能登地震液状化、傾斜した住宅をどう再建するか 基礎の損傷が復旧を左右、地盤改良が難題
東洋経済オンライン / 2024年8月9日 8時0分
そして2008年には日本建築学会が小規模建築物基礎設計指針を刊行し、具体的な構造計算法を提示した。これにより、中小の工務店でも簡易な計算ができるようになった。
基準強化が被害軽減につながった
つまり、かつては無筋コンクリート基礎だったものが、鉄筋コンクリート基礎が推奨され、その後、義務化された。近年は、地盤調査や地盤改良が一般に行われるようになった。
今回の被害調査では、戸建て住宅の推定年代と必ずしも整合性が取れているわけではないが、地盤改良が行われ、基礎が鉄筋コンクリート造のケースでは、被害が限定的になっている可能性が高いことが見て取れる。反面、非常に古い住宅では基礎が壊れているケースが多く、建物の大きい傾斜につながっている。
ただし、鉄筋コンクリート造基礎にしただけでは、液状化による沈下リスクはなくならない。無筋コンクリート造よりはましだが、地盤改良が行われていない場合、建物全体が傾斜してしまう可能性はある。
――被害防止・住宅再建策をお聞きする前に、今回の能登半島地震による液状化被害の状況についてお尋ねします。内灘町やかほく市大崎地区での液状化の特徴として、「側方流動」が挙げられています。これはどのような現象でしょうか。
東日本大震災では、千葉県浦安市などで液状化が起こった。この時は噴砂などの現象が見られた。それに対し今回の能登半島地震では、内灘町、かほく市大崎地区で、噴砂はもとより、地盤が水平方向に大きく変位する側方流動と呼ばれる現象が生じた。浦安市の場合は液状化のみであったのに対して、内灘町やかほく市大崎地区では東の河北潟があった方向へ地盤がメートルのオーダーで流動した。
過去に河北潟の干拓のために、内灘町やかほく市大崎地区で砂を採取するために砂丘を掘り下げたため、地下水位が浅くなった。浅い地下水位が液状化被害を大きくした。逆に地下水位が深いため、砂丘の上の住宅地では液状化は起きなかった。
念入りな地盤改良が必要
――側方流動はどの程度の規模で起きたのでしょうか。
内灘町北部の室地区では、元の場所から約12メートルも変位した住宅があった。これは側方流動によるものと考えられる。なぜ、この場所だけ変位量が大きかったかは不明である。さらなる調査が必要だ。
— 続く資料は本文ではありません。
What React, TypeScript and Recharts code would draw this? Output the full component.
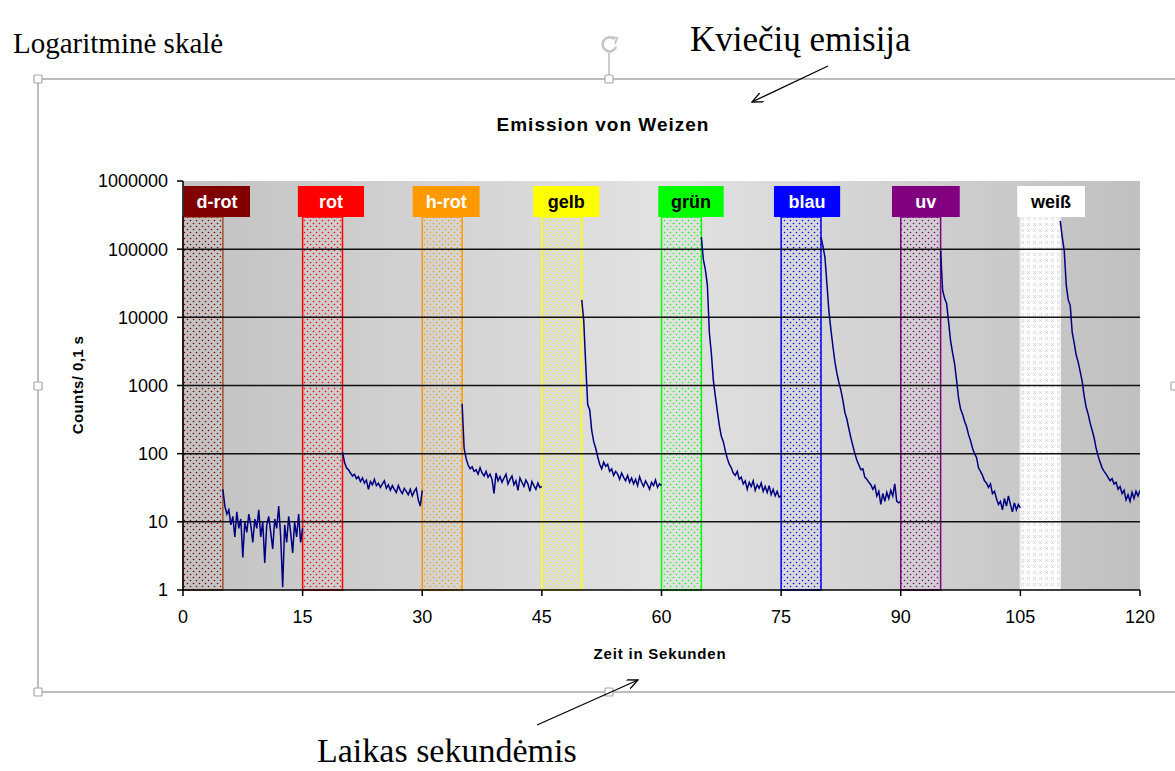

東日本大震災の際の浦安市の場合は新しい住宅が多く、基礎がしっかりしていたので建物の損傷が軽微で建物全体が傾くケースが多かった。これに対して今般の内灘町やかほく市大崎地区では古い家が多く、側方流動の影響で基礎が壊れて建物が損傷したケースが多数見られた。また、外見上の被害は少ないものの、液状化の影響で建物内部が歪んだ住宅もあった。